WaPo Analysis has a Hard Time Bashing Mitt
WaPo front-page headline: Romney Finds His Voice on the Economy
The two contenders seemed to swap roles Wednesday. Obama was the one who struggled for his footing, scowling on the split screens of millions of television viewers across the nation and often looking like a man who wished he were elsewhere.
Elsewhere, meaning, in front of his TOTUS.
Romney pressed his case against Obama's stewardship of a disappointingly weak recovery. He sought to sharpen his own proposals and to soften the perception among voters that he favors the interests of the wealthy over those who are struggling.
Obama, meanwhile, did not make many of the arguments that he and his campaign have used most effectively against Romney
but which we'll repeat here, in case you missed them. He did not recount the former governor's career in private equity, during which Romney laid off workers, or the secretly taped video in which the Republican nominee told wealthy donors that the 47 percent of Americans who do not pay federal income taxes are dependent on government and see themselves as victims.

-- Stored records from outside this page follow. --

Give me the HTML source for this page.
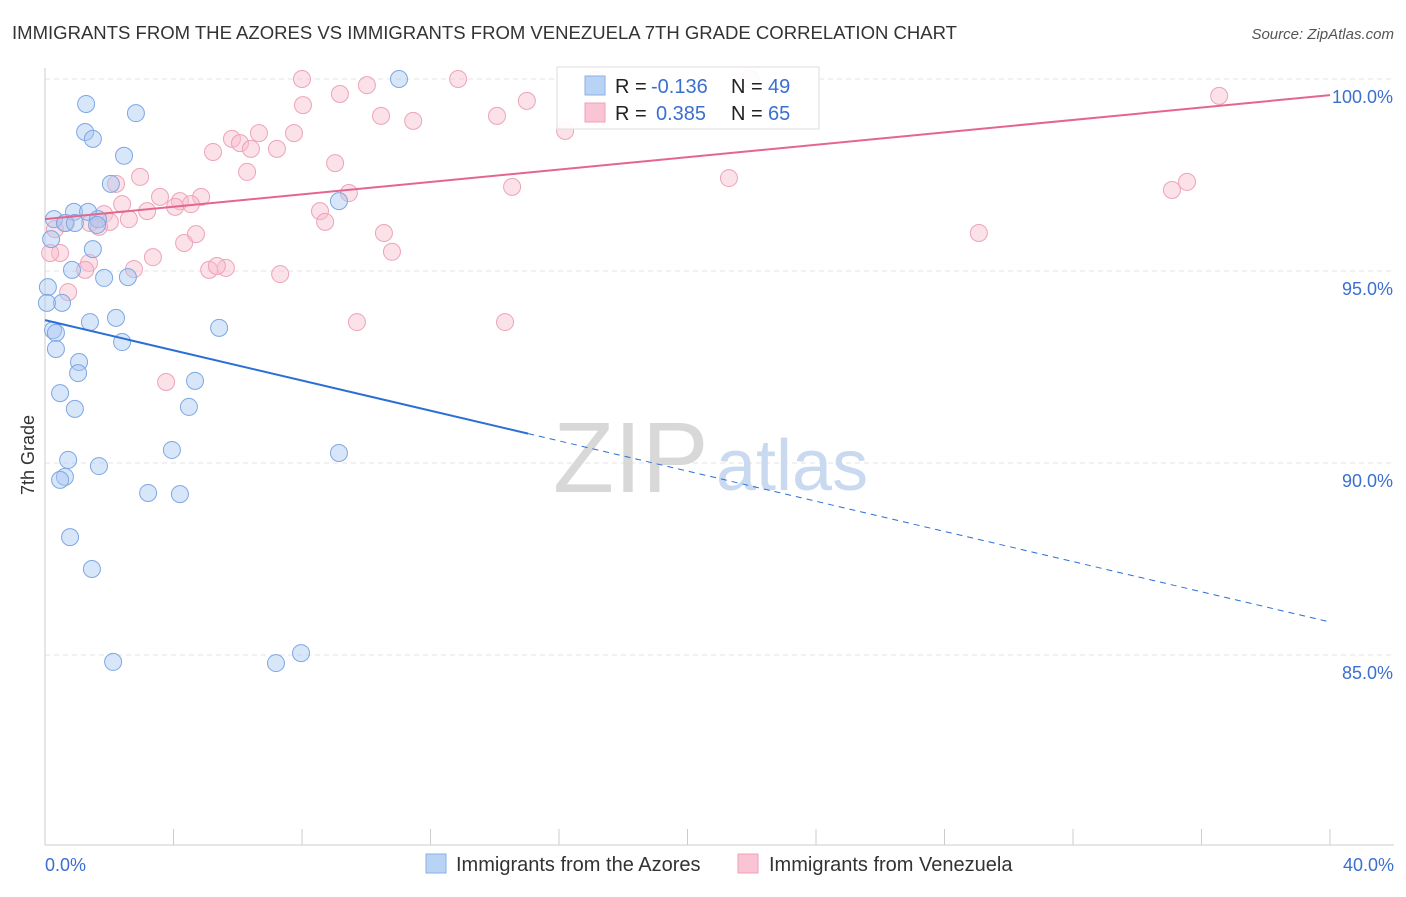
<!DOCTYPE html>
<html><head><meta charset="utf-8">
<style>
body{margin:0;background:#fff;font-family:"Liberation Sans",sans-serif;}
svg text{font-family:"Liberation Sans",sans-serif;}
</style></head>
<body>
<svg id="chart" width="1406" height="892" viewBox="0 0 1406 892">
<text x="12" y="39" font-size="18" fill="#333" textLength="945" lengthAdjust="spacingAndGlyphs">IMMIGRANTS FROM THE AZORES VS IMMIGRANTS FROM VENEZUELA 7TH GRADE CORRELATION CHART</text>
<text x="1394" y="39" font-size="15" fill="#555" font-style="italic" text-anchor="end">Source: ZipAtlas.com</text>
<g id="grid"></g>
<g>
<text x="553" y="492" font-size="100" fill="#d8d8d8" font-family="Liberation Serif, serif">ZIP</text>
<text x="716" y="490" font-size="72" fill="#c9d9ef">atlas</text>
</g>
<g id="axes"></g>
<g id="marks"></g>
<text transform="translate(34,455) rotate(-90)" font-size="18" fill="#333" text-anchor="middle">7th Grade</text>
<g>
<rect x="557" y="67" width="262" height="62" fill="#fff" fill-opacity="0.9" stroke="#ddd"/>
<rect x="585" y="76" width="20" height="19" fill="#b9d3f5" stroke="#8ab0e6"/>
<rect x="585" y="103" width="20" height="19" fill="#f9c5d4" stroke="#f0a0b8"/>
<text x="615" y="93" font-size="20" fill="#222">R =</text>
<text x="651" y="93" font-size="20" fill="#3a6fd0">-0.136</text>
<text x="731" y="93" font-size="20" fill="#222">N =</text>
<text x="768" y="93" font-size="20" fill="#3a6fd0">49</text>
<text x="615" y="120" font-size="20" fill="#222">R =</text>
<text x="656" y="120" font-size="20" fill="#3a6fd0">0.385</text>
<text x="731" y="120" font-size="20" fill="#222">N =</text>
<text x="768" y="120" font-size="20" fill="#3a6fd0">65</text>
</g>
<g>
<rect x="426" y="854" width="20" height="19" fill="#b9d3f5" stroke="#8ab0e6"/>
<text x="456" y="871" font-size="20" fill="#333">Immigrants from the Azores</text>
<rect x="738" y="854" width="20" height="19" fill="#f9c5d4" stroke="#f0a0b8"/>
<text x="769" y="871" font-size="20" fill="#333">Immigrants from Venezuela</text>
</g>
</svg>
<script>
const azoresX=[11.02,1.28,2.83,1.25,1.49,2.46,2.05,9.15,0.28,0.9,1.34,0.62,0.93,1.65,1.62,0.19,1.49,0.84,1.84,2.58,0.09,0.53,0.06,1.4,2.21,5.42,0.25,0.34,2.4,0.34,1.06,1.03,4.67,0.47,0.93,4.48,3.95,9.15,0.72,1.68,0.62,0.47,3.21,4.2,0.78,1.46,2.12,7.19,7.97];
const azoresY=[100,99.35,99.11,98.62,98.44,98.0,97.27,96.82,96.35,96.54,96.54,96.25,96.25,96.35,96.2,95.83,95.57,95.03,94.82,94.84,94.58,94.17,94.17,93.67,93.78,93.52,93.46,93.39,93.15,92.97,92.63,92.34,92.14,91.82,91.41,91.46,90.34,90.26,90.08,89.92,89.64,89.56,89.22,89.19,88.07,87.24,84.82,84.79,85.05];
const venezuelaX=[8.0,12.86,10.02,21.95,9.18,8.03,15.0,36.55,10.46,14.07,11.46,16.19,7.75,6.66,5.82,6.07,5.23,6.41,7.22,9.03,6.29,2.96,2.21,14.54,21.29,35.55,35.08,3.58,9.46,4.86,4.2,4.54,4.05,2.4,3.18,8.56,1.84,2.61,8.72,1.4,2.02,1.68,10.55,4.7,29.07,4.33,0.47,0.16,10.8,3.36,1.37,2.77,5.11,5.63,5.35,7.32,1.25,0.72,9.71,14.32,3.77,0.31,0.65,17.15];
const venezuelaY=[100,100,99.84,100,99.61,99.32,99.43,99.56,99.04,99.04,98.91,98.65,98.59,98.59,98.44,98.33,98.1,98.18,98.18,97.81,97.58,97.45,97.27,97.19,97.42,97.32,97.11,96.93,97.03,96.93,96.82,96.74,96.67,96.74,96.56,96.56,96.48,96.35,96.28,96.25,96.28,96.15,95.99,95.96,95.99,95.73,95.47,95.47,95.5,95.36,95.21,95.05,95.03,95.08,95.13,94.92,95.03,94.45,93.67,93.67,92.11,96.09,96.25,99.97];
const azoresTrend=[93.72,85.86];
const venezuelaTrend=[96.35,99.58];
const yTicks=[100,95,90,85];
const yTickLabels=["100.0%","95.0%","90.0%","85.0%"];
const xTickLabels=["0.0%","40.0%"];

const NS="http://www.w3.org/2000/svg";
const X=v=>45+v*32.125;
const Y=v=>79+(100-v)*38.4;
function mk(tag,attrs,parent){const e=document.createElementNS(NS,tag);for(const k in attrs)e.setAttribute(k,attrs[k]);document.getElementById(parent).appendChild(e);return e;}

yTicks.forEach((t,i)=>{
  const g=mk('line',{x1:45,x2:1394,y1:Y(t),y2:Y(t),stroke:'#e3e3e3','stroke-dasharray':'5,4'},'grid');
  
  
  const l=mk('text',{x:1393,y:Y(t)+24,'font-size':18,fill:'#3a6fd0','text-anchor':'end'},'axes');
  l.textContent=yTickLabels[i];
  
  
});
const ya=mk('line',{x1:45,x2:45,y1:68,y2:845,stroke:'#ccc'},'axes');


const xa=mk('line',{x1:45,x2:1394,y1:845,y2:845,stroke:'#ccc'},'axes');


for(let i=0;i<=10;i++){
  const t=mk('line',{x1:X(i*4),x2:X(i*4),y1:829,y2:845,stroke:'#ccc'},'axes');
  
  
}
[[0,'start',45],[40,'end',1394]].forEach((d,i)=>{
  const l=mk('text',{x:d[2],y:871,'font-size':18,fill:'#3a6fd0','text-anchor':d[1]},'axes');
  l.textContent=xTickLabels[i];
  
  
});

venezuelaX.forEach((x,i)=>{
  const c=mk('circle',{cx:X(x),cy:Y(venezuelaY[i]),r:8.5,fill:'#f7bccd',
    'fill-opacity':0.45,stroke:'#eea3b9','stroke-width':1},'marks');
  
  
});
azoresX.forEach((x,i)=>{
  const c=mk('circle',{cx:X(x),cy:Y(azoresY[i]),r:8.5,fill:'#a9c8f2',
    'fill-opacity':0.45,stroke:'#7ea7e3','stroke-width':1},'marks');
  
  
});
const vt=mk('line',{x1:X(0),y1:Y(venezuelaTrend[0]),x2:X(40),y2:Y(venezuelaTrend[1]),stroke:'#e4668f','stroke-width':2},'marks');


const split=15.04;
const ys=azoresTrend[0]+(azoresTrend[1]-azoresTrend[0])*split/40;
const at=mk('line',{x1:X(0),y1:Y(azoresTrend[0]),x2:X(split),y2:Y(ys),stroke:'#2a6fd6','stroke-width':2},'marks');


const ad=mk('line',{x1:X(split),y1:Y(ys),x2:X(40),y2:Y(azoresTrend[1]),stroke:'#2a6fd6','stroke-width':1,'stroke-dasharray':'6,5'},'marks');


</script>
</body></html>
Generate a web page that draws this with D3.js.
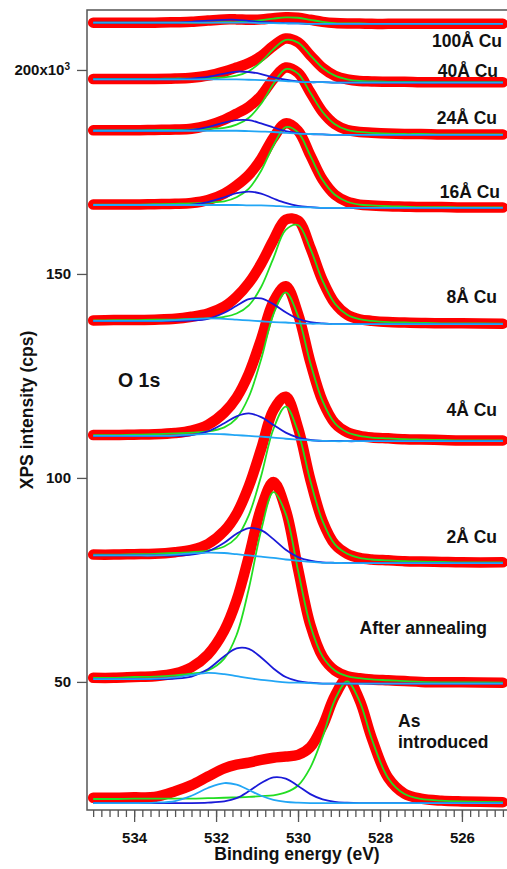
<!DOCTYPE html>
<html>
<head>
<meta charset="utf-8">
<script src="https://cdn.jsdelivr.net/npm/d3@7"></script>
<style>
  body { margin: 0; background: #fff; }
  text { font-family: "Liberation Sans", Arial, sans-serif; font-weight: bold; fill: #111; }
</style>
</head>
<body>
<svg id="chart" width="507" height="869"></svg>
<script>
// Binding energy grid (eV), shared by every trace
const energy = [535, 534.5, 534, 533.5, 533, 532.6, 532.2, 531.8, 531.5, 531.2, 530.9, 530.6, 530.3,
  530.0, 529.7, 529.4, 529.1, 528.8, 528.5, 528.2, 527.8, 527.4, 527.0, 526.5, 526.0, 525.0];

// spectra from bottom to top
const sampleLabels = ["As\nintroduced", "After annealing", "2Å Cu", "4Å Cu", "8Å Cu", "16Å Cu", "24Å Cu", "40Å Cu", "100Å Cu"];

// measured O 1s intensity (x10^3 cps)
const measured = [
  [21.6,21.6,21.7,21.8,23.2,24.7,26.8,28.8,29.7,30.2,30.9,31.4,31.7,32.1,34.0,39.2,46.6,50.8,45.6,36.2,26.5,22.6,21.4,20.9,20.7,20.5],
  [51.0,51.0,51.2,51.4,52.1,53.6,56.7,62.6,70.0,80.8,92.6,99.0,92.2,77.7,64.0,56.2,52.8,51.4,50.9,50.6,50.4,50.2,50.0,49.9,49.9,49.8],
  [81.2,81.2,81.3,81.4,81.8,82.4,83.8,87.0,91.2,98.0,107.1,116.6,119.9,112.3,99.6,89.4,83.7,81.4,80.4,80.0,79.8,79.6,79.5,79.4,79.3,79.3],
  [110.5,110.5,110.6,110.7,111.0,111.6,113.0,116.0,119.7,125.6,134.0,143.2,147.0,140.2,128.4,118.8,113.4,111.2,110.3,109.9,109.7,109.5,109.4,109.3,109.2,109.2],
  [138.6,138.7,138.7,138.8,139.0,139.5,140.3,142.0,144.4,147.8,152.5,158.3,163.3,163.1,156.5,148.4,142.8,140.0,138.9,138.5,138.2,138.1,138.0,137.9,137.9,137.8],
  [167.0,167.0,167.0,167.1,167.2,167.4,168.1,169.7,171.7,174.3,178.2,183.4,186.9,185.1,179.1,173.1,169.4,167.7,167.0,166.8,166.6,166.5,166.4,166.4,166.3,166.3],
  [185.2,185.2,185.2,185.3,185.4,185.6,186.4,187.8,189.3,191.0,193.7,197.8,200.6,199.3,194.5,189.7,186.7,185.3,184.8,184.6,184.4,184.3,184.3,184.2,184.2,184.2],
  [197.8,197.8,197.8,197.8,197.9,198.1,198.6,199.6,200.6,201.7,203.4,205.9,207.7,206.8,203.6,200.5,198.6,197.7,197.3,197.2,197.1,197.1,197.0,197.0,197.0,197.0],
  [211.6,211.6,211.6,211.6,211.7,211.8,212.1,212.4,212.4,212.3,212.4,212.7,212.9,212.8,212.3,211.8,211.5,211.4,211.4,211.3,211.3,211.3,211.3,211.3,211.3,211.3]
];

// main fitted component (green)
const mainPeak = [
  [21.3,21.3,21.4,21.4,21.4,21.4,21.5,21.6,21.7,21.8,22.0,22.2,22.9,24.6,29.0,36.5,45.6,50.1,45.3,36.0,26.4,22.5,21.3,20.9,20.7,20.5],
  [51.0,51.0,51.2,51.3,51.6,52.0,52.8,55.7,61.5,72.9,87.1,96.5,91.2,77.3,63.9,56.2,52.8,51.4,50.9,50.6,50.4,50.2,50.0,49.9,49.9,49.8],
  [81.2,81.2,81.3,81.4,81.6,81.8,82.2,83.2,85.4,90.9,100.5,112.0,117.5,111.3,99.3,89.4,83.7,81.4,80.4,80.0,79.8,79.6,79.5,79.4,79.3,79.3],
  [110.5,110.5,110.6,110.7,110.9,111.1,111.4,112.4,114.6,119.9,129.1,140.1,145.5,139.7,128.2,118.8,113.4,111.2,110.3,109.9,109.7,109.5,109.4,109.3,109.2,109.2],
  [138.6,138.7,138.7,138.8,138.8,139.0,139.1,139.5,140.3,142.3,146.8,153.9,160.8,162.0,156.2,148.3,142.7,140.0,138.9,138.5,138.2,138.1,138.0,137.9,137.9,137.8],
  [167.0,167.0,167.0,167.1,167.2,167.3,167.5,167.8,168.8,170.9,175.3,181.5,186.0,184.7,179.0,173.0,169.4,167.7,167.0,166.8,166.6,166.5,166.4,166.4,166.3,166.3],
  [185.2,185.2,185.2,185.3,185.3,185.4,185.6,185.8,186.6,188.3,191.7,196.6,200.2,199.1,194.4,189.7,186.7,185.3,184.8,184.6,184.4,184.3,184.3,184.2,184.2,184.2],
  [197.8,197.8,197.8,197.8,197.9,197.9,198.0,198.2,198.6,199.7,202.0,205.1,207.4,206.7,203.6,200.5,198.6,197.7,197.3,197.2,197.1,197.1,197.0,197.0,197.0,197.0],
  [211.6,211.6,211.6,211.6,211.6,211.6,211.6,211.7,211.7,211.9,212.2,212.6,212.9,212.8,212.3,211.8,211.5,211.4,211.4,211.3,211.3,211.3,211.3,211.3,211.3,211.3]
];

// second component (dark blue)
const secondPeak = [
  [20.3,20.3,20.3,20.3,20.3,20.3,20.4,20.7,21.5,23.2,25.2,26.6,26.3,24.5,22.5,21.2,20.6,20.4,20.3,20.3,20.3,20.3,20.3,20.3,20.3,20.3],
  [50.7,50.7,50.7,50.7,50.8,51.3,53.1,56.3,58.2,58.1,56.0,53.3,51.2,50.2,49.8,49.6,49.6,49.6,49.6,49.6,49.6,49.6,49.6,49.6,49.6,49.6],
  [81.0,81.0,81.0,81.0,81.0,81.2,82.0,84.1,86.3,87.7,87.2,85.0,82.4,80.6,79.7,79.3,79.2,79.1,79.1,79.1,79.1,79.1,79.1,79.1,79.1,79.1],
  [110.3,110.3,110.3,110.3,110.3,110.5,111.4,113.4,115.1,115.8,114.9,113.0,111.1,109.9,109.3,109.1,109.1,109.0,109.0,109.0,109.0,109.0,109.0,109.0,109.0,109.0],
  [138.5,138.5,138.5,138.5,138.5,138.6,139.0,140.5,142.2,143.8,144.0,142.6,140.6,139.0,138.2,137.9,137.7,137.7,137.7,137.7,137.7,137.7,137.7,137.7,137.7,137.7],
  [166.9,166.9,166.9,166.9,166.9,167.0,167.6,168.8,169.8,170.2,169.7,168.5,167.4,166.7,166.4,166.2,166.2,166.2,166.2,166.2,166.2,166.2,166.2,166.2,166.2,166.2],
  [185.1,185.1,185.1,185.1,185.1,185.3,186.0,187.1,187.7,187.7,186.9,185.9,185.0,184.5,184.3,184.2,184.1,184.1,184.1,184.1,184.1,184.1,184.1,184.1,184.1,184.1],
  [197.7,197.7,197.7,197.7,197.7,197.9,198.3,199.1,199.6,199.5,199.0,198.2,197.6,197.2,197.0,197.0,196.9,196.9,196.9,196.9,196.9,196.9,196.9,196.9,196.9,196.9],
  [211.6,211.6,211.6,211.6,211.6,211.8,212.1,212.3,212.3,212.0,211.8,211.6,211.5,211.4,211.3,211.3,211.3,211.3,211.3,211.3,211.3,211.3,211.3,211.3,211.3,211.3]
];

// background + small high-BE component (light blue)
const background = [
  [20.3,20.3,20.3,20.4,20.8,22.1,24.0,25.2,24.8,23.5,22.1,21.1,20.6,20.4,20.3,20.3,20.3,20.3,20.3,20.3,20.3,20.3,20.3,20.3,20.3,20.3],
  [50.7,50.7,50.7,50.8,51.1,51.7,52.2,51.9,51.4,50.9,50.5,50.2,49.9,49.8,49.7,49.6,49.6,49.6,49.6,49.6,49.6,49.6,49.6,49.6,49.6,49.6],
  [81.0,81.0,81.0,81.0,81.2,81.5,81.7,81.6,81.3,81.0,80.7,80.4,80.0,79.7,79.4,79.2,79.2,79.1,79.1,79.1,79.1,79.1,79.1,79.1,79.1,79.1],
  [110.3,110.3,110.3,110.3,110.4,110.6,110.8,110.7,110.5,110.3,110.1,109.9,109.6,109.4,109.2,109.1,109.0,109.0,109.0,109.0,109.0,109.0,109.0,109.0,109.0,109.0],
  [138.5,138.5,138.5,138.5,138.7,138.9,139.1,139.0,138.8,138.6,138.4,138.2,138.1,137.9,137.8,137.8,137.7,137.7,137.7,137.7,137.7,137.7,137.7,137.7,137.7,137.7],
  [166.9,166.9,166.9,166.9,166.9,166.9,166.9,166.9,166.9,166.8,166.8,166.7,166.5,166.4,166.3,166.2,166.2,166.2,166.2,166.2,166.2,166.2,166.2,166.2,166.2,166.2],
  [185.1,185.1,185.1,185.1,185.1,185.1,185.1,185.1,185.1,185.0,184.9,184.8,184.6,184.4,184.3,184.2,184.1,184.1,184.1,184.1,184.1,184.1,184.1,184.1,184.1,184.1],
  [197.7,197.7,197.7,197.7,197.7,197.7,197.7,197.7,197.7,197.6,197.5,197.4,197.3,197.1,197.0,197.0,196.9,196.9,196.9,196.9,196.9,196.9,196.9,196.9,196.9,196.9],
  [211.6,211.6,211.6,211.6,211.6,211.6,211.6,211.6,211.6,211.6,211.5,211.5,211.4,211.4,211.3,211.3,211.3,211.3,211.3,211.3,211.3,211.3,211.3,211.3,211.3,211.3]
];

const xTickLabels = [534, 532, 530, 528, 526];
const yTickLabels = [50, 100, 150, 200];

// ---- layout ----
const svg = d3.select("#chart");
const m = { left: 87, right: 507, top: 10, bottom: 810 };

const x = d3.scaleLinear().domain([535.15, 524.9]).range([m.left, m.right]);
const y = d3.scaleLinear().domain([18.6, 214.7]).range([m.bottom, m.top]);

const line = d3.line()
  .x((d, i) => x(energy[i]))
  .y(d => y(d))
  .curve(d3.curveCatmullRom.alpha(0.5));

const plot = svg.append("g");

// measured data first (thick red), fits on top
plot.selectAll(".data").data(measured).enter().append("path")
  .attr("d", line).attr("fill", "none")
  .attr("stroke", "#ff0000").attr("stroke-width", 10.5)
  .attr("stroke-linejoin", "round").attr("stroke-linecap", "round");

plot.selectAll(".main").data(mainPeak).enter().append("path")
  .attr("d", line).attr("fill", "none")
  .attr("stroke", "#22dd22").attr("stroke-width", 1.8);

plot.selectAll(".second").data(secondPeak).enter().append("path")
  .attr("d", line).attr("fill", "none")
  .attr("stroke", "#1a1ad8").attr("stroke-width", 1.8);

plot.selectAll(".bg").data(background).enter().append("path")
  .attr("d", line).attr("fill", "none")
  .attr("stroke", "#22a6f5").attr("stroke-width", 1.8);

// axes
const axisColor = "#555";

const xMinor = svg.append("g").attr("transform", `translate(0,${m.bottom})`)
  .call(d3.axisBottom(x).tickValues(d3.range(0, 51).map(i => 525 + i * 0.2))
    .tickSize(7).tickSizeOuter(0).tickFormat(""));
const xMajor = svg.append("g").attr("transform", `translate(0,${m.bottom})`)
  .call(d3.axisBottom(x).tickValues(xTickLabels).tickSize(12).tickSizeOuter(0).tickPadding(10));
xMajor.selectAll("text").attr("font-size", 15);

const yAxis = svg.append("g").attr("transform", `translate(${m.left},0)`)
  .call(d3.axisLeft(y).tickValues(yTickLabels).tickSize(10).tickSizeOuter(0).tickPadding(6)
    .tickFormat(d => d === 200 ? "" : d));
yAxis.selectAll("text").attr("font-size", 15);

[xMinor, xMajor, yAxis].forEach(g => {
  g.select(".domain").remove();
  g.selectAll("line").attr("stroke", axisColor).attr("stroke-width", 1.3);
  g.selectAll("text").attr("fill", "#111").attr("font-family", null);
});

// frame: top, left, bottom
svg.append("path")
  .attr("d", `M${m.right},${m.top}H${m.left}V${m.bottom}H${m.right}`)
  .attr("fill", "none").attr("stroke", axisColor).attr("stroke-width", 1.5);

// 200x10^3 label
const t200 = svg.append("text").attr("x", 70).attr("y", y(200)).attr("dy", "0.35em")
  .attr("text-anchor", "end").attr("font-size", 15).text("200x10");
t200.append("tspan").attr("dy", "-0.55em").attr("font-size", 10).text("3");

// axis titles
svg.append("text").attr("x", (m.left + m.right) / 2).attr("y", 860)
  .attr("text-anchor", "middle").attr("font-size", 17.5).text("Binding energy (eV)");
svg.append("text").attr("transform", `translate(33,${(m.top + m.bottom) / 2}) rotate(-90)`)
  .attr("text-anchor", "middle").attr("font-size", 17.5).text("XPS intensity (cps)");

svg.append("text").attr("x", 118).attr("y", 387).attr("font-size", 19.5).text("O 1s");

// sample labels
const labelLayout = [
  { x: 398, y: 727, anchor: "start" },
  { x: 487, y: 634, anchor: "end" },
  { x: 497, y: 543, anchor: "end" },
  { x: 497, y: 416, anchor: "end" },
  { x: 497, y: 303, anchor: "end" },
  { x: 500, y: 198, anchor: "end" },
  { x: 497, y: 124, anchor: "end" },
  { x: 498, y: 77, anchor: "end" },
  { x: 502, y: 47, anchor: "end" }
];

sampleLabels.forEach((lab, i) => {
  const pos = labelLayout[i];
  const t = svg.append("text").attr("x", pos.x).attr("y", pos.y)
    .attr("text-anchor", pos.anchor).attr("font-size", 17.5);
  lab.split("\n").forEach((part, j) => {
    t.append("tspan").attr("x", pos.x).attr("dy", j === 0 ? 0 : 21).text(part);
  });
});
</script>
</body>
</html>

The TV ads, however, continue to run. Why give Romney an opportunity to respond to them? Better to let the ads run unquestioned.
The president also left many of Romney's claims unchallenged. Romney asserted eight times that Obama plans to cut $716 billion from Medicare without noting that the Republican vice presidential nominee, Rep. Paul Ryan (Wis.), shepherded a budget through the House that would do the same thing.
"Shepherded" a buget that never passed is hardly on an even footing with signing a bill that does it, then lying about it.
And Romney insisted that he does not want to reduce the share of taxes paid by the wealthy. "High-income people are doing just fine in this economy," he said. "They'll do fine whether you're president or I am."
Note the use of the word, "insisted", which suggests a lie or a coverup.
"The problem with raising taxes is that it slows down the rate of growth. And you could never quite get the job done," he said. "I want to lower spending and encourage economic growth at the same time."
Whether the debate did much to win over undecided voters or change anyone's mind is not likely to become clear for at least a few days. In that time, news organization fact checkers will pick over the assertions that were made, pundits will award style points, and social media will amplify -- and perhaps amend -- the overall impressions that were left.
What matters is what happens in the polls. What happens when Champ starts to fall behind in the polls?